Rudolf Jindrák | Photo: PPPir,  Wikimedia Commons,  CC BY-SA 4.0 DEED

Selon Jindrák, les points de friction les plus importants actuellement entre Prague et Berlin se situent au niveau de la politique énergétique. Si la République tchèque mise sur l’énergie nucléaire, l’Allemagne, elle, prévoit de se séparer de ses derniers réacteurs dès l’année prochaine. La coalition dite « feu tricolore » ambitionne également une sortie du charbon pour 2030. Berlin est ainsi susceptible de faire pression sur ses voisins pour accélérer la mise en œuvre du Green Deal dans l’Union européenne, comme le souligne Rudolf Jindrák :

« L’énergie en tant que telle, l’ensemble du Green Deal ou l’agenda vert, peuvent présenter des points de friction, parce que la République tchèque, en tant qu’économie la plus industrialisée d’Europe, dépend de certains processus énergétiques. Nous devons donc mener à ce sujet un dialogue intensif avec l’Allemagne. Nous y travaillons. Nous devons à présent redéfinir en partie les priorités […]. Néanmoins, comme nous avons un nouveau gouvernement dans ce pays aussi, c’est une bonne occasion pour aborder le sujet en détail. »

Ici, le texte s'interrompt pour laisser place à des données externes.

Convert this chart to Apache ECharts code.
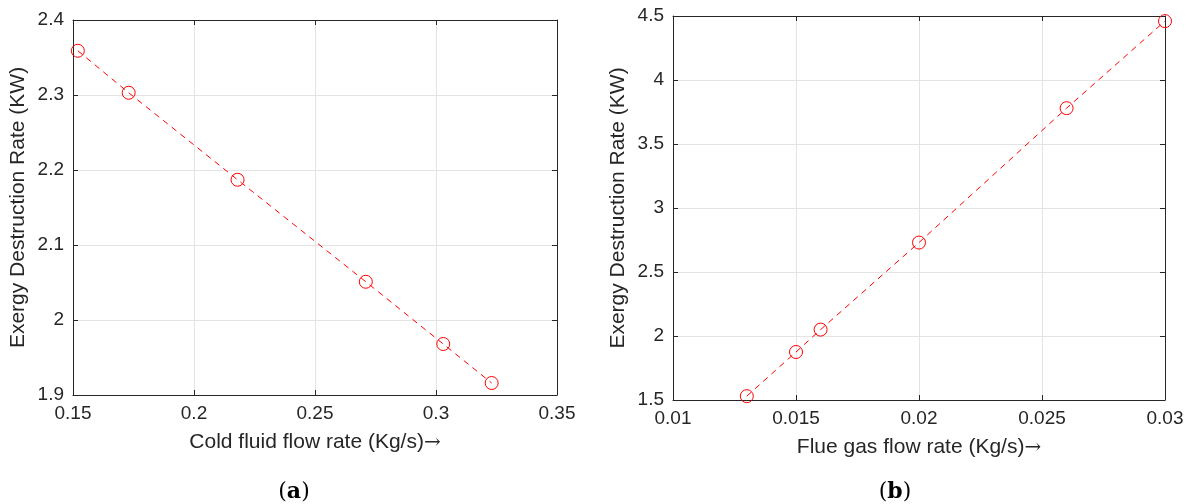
<!DOCTYPE html>
<html>
<head>
<meta charset="utf-8">
<script src="https://cdn.jsdelivr.net/npm/echarts@6/dist/echarts.min.js"></script>
<style>
  html, body { margin: 0; padding: 0; background: #fff; }
  #chart { width: 1192px; height: 504px; }
</style>
</head>
<body>
<div id="chart"></div>
<script>
// (a) cold fluid
var coldFlow = [0.152, 0.173, 0.218, 0.271, 0.303, 0.323];
var coldExergy = [2.359, 2.303, 2.187, 2.051, 1.968, 1.916];
// (b) flue gas
var flueFlow = [0.013, 0.015, 0.016, 0.020, 0.026, 0.030];
var flueExergy = [1.53, 1.875, 2.05, 2.73, 3.78, 4.46];

var txt = '#262626';
var font = 'Liberation Sans';

var chart = echarts.init(document.getElementById('chart'));

function pairs(xs, ys) {
  return xs.map(function (x, i) { return [x, ys[i]]; });
}

// main axis + a mirror axis to close the box like matlab
function xAxes(gridIndex, min, max, step, name) {
  return [{
    type: 'value', gridIndex: gridIndex, min: min, max: max, interval: step,
    name: name + '{arr|\u2192}', nameLocation: 'middle', nameGap: 37,
    nameTextStyle: {
      color: txt, fontSize: 21, fontFamily: font,
      rich: { arr: { color: txt, fontSize: 20, fontFamily: 'DejaVu Serif' } }
    },
    axisLine: { onZero: false, lineStyle: { color: txt, width: 1 } },
    axisTick: { inside: true, length: 5, lineStyle: { color: txt } },
    axisLabel: { color: txt, fontSize: 19, fontFamily: font, margin: 9 },
    splitLine: { show: true, lineStyle: { color: '#e3e3e3' } }
  }, {
    type: 'value', gridIndex: gridIndex, min: min, max: max, interval: step,
    position: 'top',
    axisLine: { onZero: false, lineStyle: { color: txt, width: 1 } },
    axisTick: { inside: true, length: 5, lineStyle: { color: txt } },
    axisLabel: { show: false },
    splitLine: { show: false }
  }];
}

function yAxes(gridIndex, min, max, step) {
  return [{
    type: 'value', gridIndex: gridIndex, min: min, max: max, interval: step,
    name: 'Exergy Destruction Rate (KW)', nameLocation: 'middle', nameGap: 44,
    nameTextStyle: { color: txt, fontSize: 21, fontFamily: font },
    axisLine: { show: true, onZero: false, lineStyle: { color: txt, width: 1 } },
    axisTick: { show: true, inside: true, length: 5, lineStyle: { color: txt } },
    axisLabel: { color: txt, fontSize: 19, fontFamily: font, margin: 9 },
    splitLine: { show: true, lineStyle: { color: '#e3e3e3' } }
  }, {
    type: 'value', gridIndex: gridIndex, min: min, max: max, interval: step,
    position: 'right',
    axisLine: { show: true, onZero: false, lineStyle: { color: txt, width: 1 } },
    axisTick: { show: true, inside: true, length: 5, lineStyle: { color: txt } },
    axisLabel: { show: false },
    splitLine: { show: false }
  }];
}

function lineSeries(xi, yi, data) {
  return {
    type: 'line', xAxisIndex: xi, yAxisIndex: yi, data: data,
    symbol: 'circle', symbolSize: 13, showSymbol: true,
    lineStyle: { color: '#ff0000', width: 1, type: [6, 5] },
    itemStyle: { color: 'rgba(0,0,0,0)', borderColor: '#ff0000', borderWidth: 1 },
    silent: true, animation: false
  };
}

var xa = xAxes(0, 0.15, 0.35, 0.05, 'Cold fluid flow rate (Kg/s)')
  .concat(xAxes(1, 0.01, 0.03, 0.005, 'Flue gas flow rate (Kg/s)'));
var ya = yAxes(0, 1.9, 2.4, 0.1).concat(yAxes(1, 1.5, 4.5, 0.5));

function panelLabel(letter, cx) {
  return {
    type: 'text', x: cx, y: 492,
    style: {
      text: '({b|' + letter + '})', fill: '#000', fontSize: 22, fontFamily: 'DejaVu Serif',
      align: 'center', verticalAlign: 'middle',
      rich: { b: { fontWeight: 'bold', fontSize: 22, fontFamily: 'DejaVu Serif', fill: '#000' } }
    }
  };
}

chart.setOption({
  backgroundColor: '#fff',
  animation: false,
  grid: [
    { left: 73, top: 20, width: 484, height: 375 },
    { left: 673, top: 16, width: 492, height: 384 }
  ],
  xAxis: xa,
  yAxis: ya,
  series: [
    lineSeries(0, 0, pairs(coldFlow, coldExergy)),
    lineSeries(2, 2, pairs(flueFlow, flueExergy))
  ],
  graphic: [panelLabel('a', 294), panelLabel('b', 895)]
});
</script>
</body>
</html>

Jan Lipavský | Photo :  Bureau du Gouvernement tchèque

La position est partagée par le nouveau ministre des Affaires étrangères Jan Lipavský (Pirates) qui a annoncé à la Télévision tchèque :

« Pour le nouveau gouvernement tchèque, il sera primordial de décider du chemin à suivre avec les nouveaux ministres allemands, de sonder les intérêts communs et d’expliquer les positions tchèques. C’est un défi pour nous. Dans certains domaines la politique du nouveau gouvernement fédéral nous sera assurément bénéfique – par exemple dans les relations avec la Russie. Il y a cependant aussi des domaines dans lesquels nous aurons pour mission d’expliquer patiemment les priorités de la République tchèque. Je pense, par exemple, à la politique en matière d’énergie. »

Pour le politologue allemand Robert Schuster, cependant, les divergences, y compris dans ce domaine, ne devraient pas être aussi insurmontables qu’elles le paraissent actuellement.

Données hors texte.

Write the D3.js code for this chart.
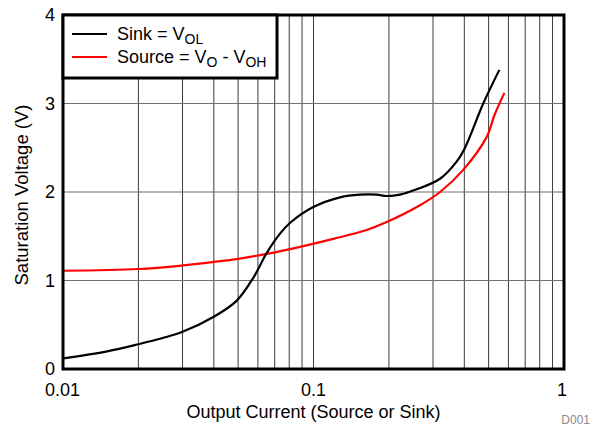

Photo d'illustration : Jeff Djevdet,  Flickr,  CC BY 2.0

« En ce qui concerne la transition énergétique, le Green Deal, ou plutôt la transition vers des formes plus durables de production d’énergie, je pense que la Tchéquie emboîtera le pas tôt ou tard. La structure industrielle de ce pays est, en effet, très similaire à celle de l’Allemagne, se caractérisant par une attention particulière portée à l’industrie automobile. Les constructeurs automobiles allemands se sont engagés à se convertir aux technologies vertes. S’ils produisent également en République tchèque ou ont un lien avec la République tchèque, alors l’industrie de ce pays rejoindra la tendance à un moment donné. L’économie pourrait donc prendre le pas sur le politique en Tchéquie, mais ce dernier suivra aussi ensuite », confie l’expert allemand.

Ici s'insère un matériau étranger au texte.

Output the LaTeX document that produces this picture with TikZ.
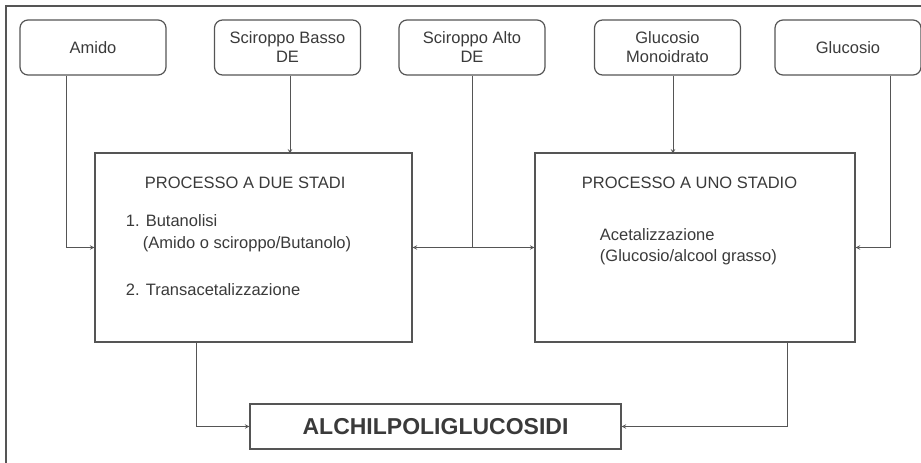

Outre la question énergétique, dans l’accord de coalition du nouveau gouvernement allemand figure également l’ambition de faire évoluer l’Union européenne vers un Etat fédéral. Côté tchèque, en revanche, au regard des propos tenus ces dernières années par de nombreux politiques tchèques, l’idée est inconcevable. Le politologue Robert Schuster note cependant que le nouveau gouvernement fédéral met simultanément l’accent sur le principe de subsidiarité, selon lequel une compétence n’a pas vocation à être systématiquement transférée à Bruxelles, si les problématiques qui y sont rattachées peuvent être mieux traitées et résolues à l’échelle locale, régionale ou nationale.

Robert Schuster | Photo :  Radio Prague Int.

« Je pense que, même en Allemagne, personne dans l’opinion publique ne veut d’une république fédérale d’Europe. Je ne vois pas, par conséquent, à cet égard une source majeure de conflit. Cela dépendra davantage de la force, par exemple, avec laquelle le nouveau gouvernement fédéral allemand tentera d’exercer son influence sur les institutions européennes autour de thèmes comme le Green Deal ou la transformation de l’économie en général. Cela pourrait conduire à un éventuel conflit avec le nouveau gouvernement tchèque. Mais, à mon avis, ce sont là des idées vagues qui ne coïncident pas avec la réalité politique », explique Robert Schuster.